High frequency trading (HFT) is a type of computer-driven trading that happens at extremely high speed. Trades are placed and canceled in tiny fractions of a second, often thousands or millions of times per day. The goal is to make tiny profits on huge numbers of trades that add up to big money.
How Fast Is It Really?
We are talking about speeds measured in microseconds (millionths of a second) and even nanoseconds (billionths of a second). A human blink takes about 300,000 microseconds. Many high frequency trades happen in less than one microsecond. That is faster than most people can even press a button.
Who Does High Frequency Trading?
The main players are:
- Specialized high frequency trading firms (Virtu, Citadel Securities, Jane Street, Tower Research, Jump Trading, etc.)
- Big investment banks that have their own HFT desks
- Some large hedge funds
These companies hire physicists, mathematicians, and computer scientists more than traditional “Wall Street” people.
How Do They Make Money?
There are several common strategies:
- Market Making
They continuously offer to buy and sell stocks (or other assets) at slightly different prices. They try to capture the small difference (the “spread”) between the buy and sell price, thousands of times a day. - Arbitrage
They look for tiny price differences for the exact same thing in different places (for example, a stock on the New York Stock Exchange vs. another exchange) and buy low on one, sell high on the other, almost instantly. - Momentum / Order Flow Anticipation
They use super-fast computers to spot when a big order is coming into the market and try to get in front of it or ride the wave. - Statistical Arbitrage
They find pairs or groups of stocks that usually move together and trade when they temporarily drift apart, betting they will come back together.

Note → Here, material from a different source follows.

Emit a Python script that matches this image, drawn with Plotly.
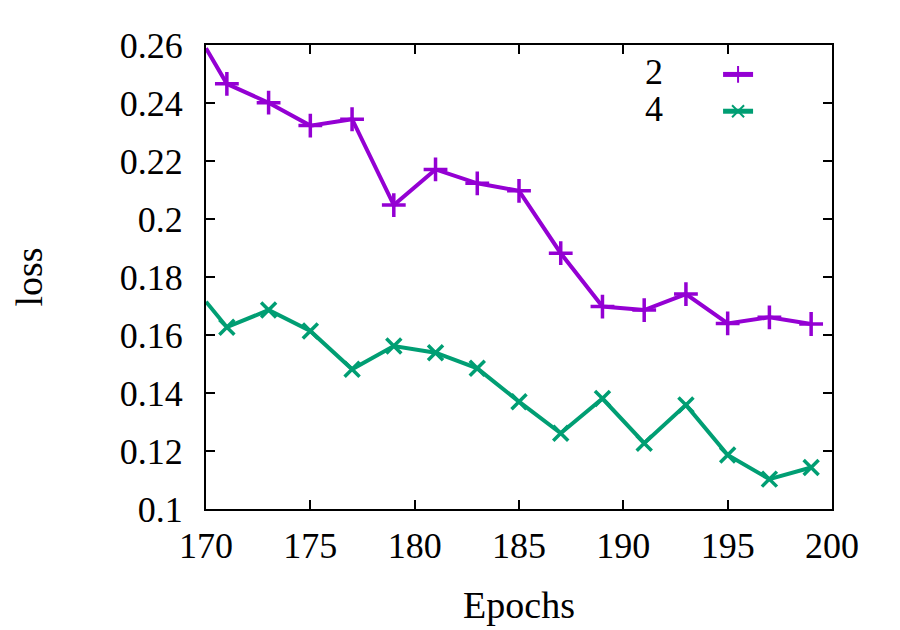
import plotly.graph_objects as go

# epochs sampled every 2 after the first point
epochs = [170, 171, 173, 175, 177, 179, 181, 183, 185, 187, 189, 191, 193, 195, 197, 199]

loss_2 = [0.2589, 0.2466, 0.2401, 0.2322, 0.2344, 0.2048, 0.2171, 0.2123,
          0.2097, 0.1882, 0.1698, 0.1686, 0.1741, 0.1640, 0.1661, 0.1638]
loss_4 = [0.1715, 0.1627, 0.1686, 0.1614, 0.1482, 0.1562, 0.1539, 0.1485,
          0.1370, 0.1261, 0.1381, 0.1227, 0.1359, 0.1186, 0.1103, 0.1143]

x_ticks = [170, 175, 180, 185, 190, 195, 200]
y_ticks = [0.1, 0.12, 0.14, 0.16, 0.18, 0.2, 0.22, 0.24, 0.26]
y_ticktext = ["0.1", "0.12", "0.14", "0.16", "0.18", "0.2", "0.22", "0.24", "0.26"]

purple = "#9400d3"
green = "#009e73"
font_family = "Liberation Serif, Times New Roman, serif"

# gnuplot drops the point symbol sitting on the border (first epoch)
def marker_sizes(size, n):
    return [0] + [size] * (n - 1)

fig = go.Figure()
fig.add_trace(go.Scatter(
    x=epochs, y=loss_2, mode="lines+markers", name=" ",
    line=dict(color=purple, width=4),
    marker=dict(symbol="cross-thin-open", size=marker_sizes(17, len(epochs)),
                color=purple, opacity=1,
                line=dict(color=purple, width=3.5)),
    cliponaxis=False,
))
fig.add_trace(go.Scatter(
    x=epochs, y=loss_4, mode="lines+markers", name=" ",
    line=dict(color=green, width=4),
    marker=dict(symbol="x-thin-open", size=marker_sizes(15, len(epochs)),
                color=green, opacity=1,
                line=dict(color=green, width=3.5)),
    cliponaxis=False,
))

axis_common = dict(
    showline=True, linecolor="black", linewidth=2, mirror="ticks",
    ticks="inside", ticklen=9, tickwidth=1.5, tickcolor="black",
    showgrid=False, zeroline=False,
    tickfont=dict(family=font_family, size=36, color="black"),
)

fig.update_layout(
    width=900, height=630,
    paper_bgcolor="white", plot_bgcolor="white",
    margin=dict(l=198, r=76, t=37, b=129),
    font=dict(family=font_family, size=32, color="black"),
    xaxis=dict(range=[170, 200], tickvals=x_ticks, ticklabelstandoff=4,
               title=dict(text="Epochs", standoff=26), **axis_common),
    yaxis=dict(range=[0.1, 0.26], tickvals=y_ticks, ticktext=y_ticktext,
               ticklabelstandoff=14,
               title=dict(text="loss", standoff=67), **axis_common),
    legend=dict(x=0.818, y=0.987, xanchor="left", yanchor="top",
                bgcolor="rgba(0,0,0,0)", font=dict(size=26),
                itemwidth=30, tracegroupgap=0, itemsizing="constant"),
    annotations=[
        dict(text="2", xref="paper", yref="paper", x=0.733, y=0.942,
             xanchor="right", yanchor="middle", showarrow=False,
             font=dict(size=36)),
        dict(text="4", xref="paper", yref="paper", x=0.733, y=0.862,
             xanchor="right", yanchor="middle", showarrow=False,
             font=dict(size=36)),
    ],
)

fig.write_html("out.html")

What Makes High Frequency Trading Possible?
- Speed
The fastest firms place their computers right inside or next to the stock exchanges (called co-location) so their signals travel only a few feet instead of miles. - Direct Data Feeds
They pay extra for the fastest possible price data, often microseconds ahead of what regular investors see. - Powerful Algorithms
Everything is decided by computer programs; no human is in the loop for individual trades. - Very Low Costs
Exchanges give big rebates (kickbacks) to firms that add a lot of buy and sell orders, even if many orders are canceled.
What Do They Actually Trade?
Mostly:
- Stocks
- Stock options
- Exchange-traded funds (ETFs)
- Futures contracts (oil, gold, indexes, etc.)
- Currencies (forex)
- Sometimes government bonds
Common Myths and Facts
Myth: High frequency traders cause huge crashes.
Fact: They sometimes make crashes worse by pulling out very quickly (like in the 2010 Flash Crash), but they didn’t cause the crash itself. Rules were added afterward to prevent that specific problem.
Myth: They only make money when the market goes up or down a lot.
Fact: Many HFT strategies actually make the most money on calm, normal days when they can capture spreads over and over.
Myth: Regular investors can’t compete.
Fact: That’s largely true for speed-based strategies, but most long-term investors don’t need to compete on speed.
Advantages of High Frequency Trading
- Makes buying and selling cheaper for everyone (tighter spreads mean you pay less when you trade)
- Adds huge amounts of liquidity (it’s easier to buy or sell big amounts quickly)
- Narrows price differences between exchanges
- Helps prices reflect new information almost instantly
Criticisms and Downsides
- Can feel like the little guy is at a disadvantage
- Huge amounts of money and brainpower go into a “zero-sum” game instead of creating real products
- Occasionally causes extreme short-term volatility (“flash” events)
- The canceled orders (most orders are canceled, not filled) can feel like “fake” quotes that disappear when you try to trade
How Big Is It?
At its peak around 2009-2010, HFT made up over 60% of all stock trading volume in the United States. Today it’s closer to 40-50% because more people do it and profit margins have shrunk.
Regulation
After the 2010 Flash Crash, regulators introduced:
- Circuit breakers that pause trading if a stock moves too much too fast
- Rules against obvious manipulation (spoofing, layering 2010 someone went to prison for it)
- Requirements for market makers to keep quoting even in tough conditions
- Ongoing debates about a tiny tax on each trade or limiting order cancellation rates
The Bottom Line
High frequency trading is basically a technology arms race. The winners are the firms that can react the fastest and process information with the lowest possible delay. Most of the time it makes markets more efficient and cheaper for ordinary investors, but it can also create moments of extreme weirdness and leaves many people feeling the system is “rigged” in favor of the fastest computers.
It’s not going away; it’s only getting faster.